— begin Information provided —

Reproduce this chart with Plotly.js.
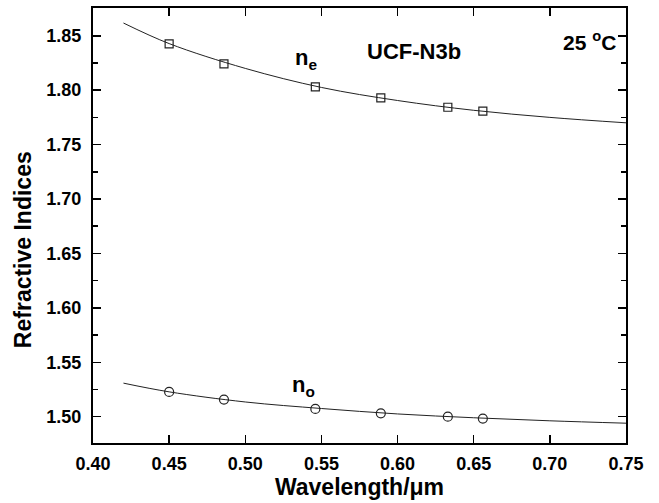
<!DOCTYPE html>
<html>
<head>
<meta charset="utf-8">
<script src="https://cdn.plot.ly/plotly-3.0.1.min.js"></script>
<style>html,body{margin:0;padding:0;background:#fff;}#chart{width:659px;height:503px;}</style>
</head>
<body>
<div id="chart"></div>
<script>
// measured points
const wavelengths = [0.450, 0.486, 0.546, 0.589, 0.633, 0.656];
const neMeasured = [1.8426, 1.8242, 1.8030, 1.7929, 1.7843, 1.7807];
const noMeasured = [1.5227, 1.5157, 1.5071, 1.5031, 1.5000, 1.4982];
// fitted curves
const fitWavelengths = [0.42, 0.45, 0.50, 0.55, 0.60, 0.65, 0.70, 0.75];
const neFit = [1.8617, 1.8428, 1.8200, 1.8025, 1.7905, 1.7815, 1.7750, 1.7700];
const noFit = [1.5308, 1.5228, 1.5135, 1.5075, 1.5025, 1.4990, 1.4962, 1.4940];
const xTicks = [0.40, 0.45, 0.50, 0.55, 0.60, 0.65, 0.70, 0.75];

const FONT = 'Liberation Sans, Arial, Helvetica, sans-serif';
const traces = [
  {x: fitWavelengths, y: neFit, mode: 'lines', line: {color: '#222', width: 1, shape: 'spline'}, hoverinfo: 'skip'},
  {x: fitWavelengths, y: noFit, mode: 'lines', line: {color: '#222', width: 1, shape: 'spline'}, hoverinfo: 'skip'},
  {x: wavelengths, y: neMeasured, mode: 'markers', marker: {symbol: 'square-open', size: 8, color: '#222', line: {width: 1.2}}},
  {x: wavelengths, y: noMeasured, mode: 'markers', marker: {symbol: 'circle-open', size: 9, color: '#222', line: {width: 1.2}}}
];

const layout = {
  width: 659, height: 503,
  margin: {l: 93, r: 33, t: 8, b: 60},
  paper_bgcolor: '#fff', plot_bgcolor: '#fff',
  showlegend: false,
  font: {family: FONT, color: '#000'},
  xaxis: {
    range: [0.40, 0.75], tickvals: xTicks, tickformat: '.2f',
    ticks: 'inside', ticklen: 8, tickwidth: 1.5, tickcolor: '#000',
    showline: true, linewidth: 2, linecolor: '#000', mirror: 'ticks',
    showgrid: false, zeroline: false,
    tickfont: {size: 18, weight: 'bold', family: FONT},
    ticklabelstandoff: 3,
    title: {text: 'Wavelength/μm', font: {size: 23, weight: 'bold', family: FONT}, standoff: 4}
  },
  yaxis: {
    range: [1.4758, 1.8755], tick0: 1.5, dtick: 0.05, tickformat: '.2f',
    ticks: 'inside', ticklen: 8, tickwidth: 1.5, tickcolor: '#000',
    minor: {dtick: 0.025, ticks: 'inside', ticklen: 5, tickwidth: 1.5, tickcolor: '#000'},
    showline: true, linewidth: 2, linecolor: '#000', mirror: 'ticks',
    showgrid: false, zeroline: false,
    tickfont: {size: 18, weight: 'bold', family: FONT},
    ticklabelstandoff: 6
  },
  annotations: [
    {xref: 'paper', yref: 'paper', x: -0.13, y: 0.445, xanchor: 'center', yanchor: 'middle', textangle: -90,
     text: '<b>Refractive Indices</b>', showarrow: false, font: {size: 23, family: FONT}},
    {x: 0.5398, y: 1.829, xref: 'x', yref: 'y', text: '<b>n<sub>e</sub></b>', showarrow: false, font: {size: 22, family: FONT}},
    {x: 0.6105, y: 1.8359, xref: 'x', yref: 'y', text: '<b>UCF-N3b</b>', showarrow: false, font: {size: 22, family: FONT}},
    {x: 0.7447, y: 1.845, xref: 'x', yref: 'y', xanchor: 'right', text: '<b>25 <sup>o</sup>C</b>', showarrow: false, font: {size: 21, family: FONT}},
    {x: 0.5385, y: 1.5285, xref: 'x', yref: 'y', text: '<b>n<sub>o</sub></b>', showarrow: false, font: {size: 22, family: FONT}}
  ]
};
Plotly.newPlot('chart', traces, layout, {displayModeBar: false, staticPlot: true});
</script>
</body>
</html>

— end Information provided —

Exercise objective - Exactly as written, return every line of the listing, but not the pictures.

Exercise solution -
Reproduce this chart with Plotly.js.
<!DOCTYPE html>
<html>
<head>
<meta charset="utf-8">
<script src="https://cdn.plot.ly/plotly-3.0.1.min.js"></script>
<style>html,body{margin:0;padding:0;background:#fff;}#chart{width:659px;height:503px;}</style>
</head>
<body>
<div id="chart"></div>
<script>
// measured points
const wavelengths = [0.450, 0.486, 0.546, 0.589, 0.633, 0.656];
const neMeasured = [1.8426, 1.8242, 1.8030, 1.7929, 1.7843, 1.7807];
const noMeasured = [1.5227, 1.5157, 1.5071, 1.5031, 1.5000, 1.4982];
// fitted curves
const fitWavelengths = [0.42, 0.45, 0.50, 0.55, 0.60, 0.65, 0.70, 0.75];
const neFit = [1.8617, 1.8428, 1.8200, 1.8025, 1.7905, 1.7815, 1.7750, 1.7700];
const noFit = [1.5308, 1.5228, 1.5135, 1.5075, 1.5025, 1.4990, 1.4962, 1.4940];
const xTicks = [0.40, 0.45, 0.50, 0.55, 0.60, 0.65, 0.70, 0.75];

const FONT = 'Liberation Sans, Arial, Helvetica, sans-serif';
const traces = [
  {x: fitWavelengths, y: neFit, mode: 'lines', line: {color: '#222', width: 1, shape: 'spline'}, hoverinfo: 'skip'},
  {x: fitWavelengths, y: noFit, mode: 'lines', line: {color: '#222', width: 1, shape: 'spline'}, hoverinfo: 'skip'},
  {x: wavelengths, y: neMeasured, mode: 'markers', marker: {symbol: 'square-open', size: 8, color: '#222', line: {width: 1.2}}},
  {x: wavelengths, y: noMeasured, mode: 'markers', marker: {symbol: 'circle-open', size: 9, color: '#222', line: {width: 1.2}}}
];

const layout = {
  width: 659, height: 503,
  margin: {l: 93, r: 33, t: 8, b: 60},
  paper_bgcolor: '#fff', plot_bgcolor: '#fff',
  showlegend: false,
  font: {family: FONT, color: '#000'},
  xaxis: {
    range: [0.40, 0.75], tickvals: xTicks, tickformat: '.2f',
    ticks: 'inside', ticklen: 8, tickwidth: 1.5, tickcolor: '#000',
    showline: true, linewidth: 2, linecolor: '#000', mirror: 'ticks',
    showgrid: false, zeroline: false,
    tickfont: {size: 18, weight: 'bold', family: FONT},
    ticklabelstandoff: 3,
    title: {text: 'Wavelength/μm', font: {size: 23, weight: 'bold', family: FONT}, standoff: 4}
  },
  yaxis: {
    range: [1.4758, 1.8755], tick0: 1.5, dtick: 0.05, tickformat: '.2f',
    ticks: 'inside', ticklen: 8, tickwidth: 1.5, tickcolor: '#000',
    minor: {dtick: 0.025, ticks: 'inside', ticklen: 5, tickwidth: 1.5, tickcolor: '#000'},
    showline: true, linewidth: 2, linecolor: '#000', mirror: 'ticks',
    showgrid: false, zeroline: false,
    tickfont: {size: 18, weight: 'bold', family: FONT},
    ticklabelstandoff: 6
  },
  annotations: [
    {xref: 'paper', yref: 'paper', x: -0.13, y: 0.445, xanchor: 'center', yanchor: 'middle', textangle: -90,
     text: '<b>Refractive Indices</b>', showarrow: false, font: {size: 23, family: FONT}},
    {x: 0.5398, y: 1.829, xref: 'x', yref: 'y', text: '<b>n<sub>e</sub></b>', showarrow: false, font: {size: 22, family: FONT}},
    {x: 0.6105, y: 1.8359, xref: 'x', yref: 'y', text: '<b>UCF-N3b</b>', showarrow: false, font: {size: 22, family: FONT}},
    {x: 0.7447, y: 1.845, xref: 'x', yref: 'y', xanchor: 'right', text: '<b>25 <sup>o</sup>C</b>', showarrow: false, font: {size: 21, family: FONT}},
    {x: 0.5385, y: 1.5285, xref: 'x', yref: 'y', text: '<b>n<sub>o</sub></b>', showarrow: false, font: {size: 22, family: FONT}}
  ]
};
Plotly.newPlot('chart', traces, layout, {displayModeBar: false, staticPlot: true});
</script>
</body>
</html>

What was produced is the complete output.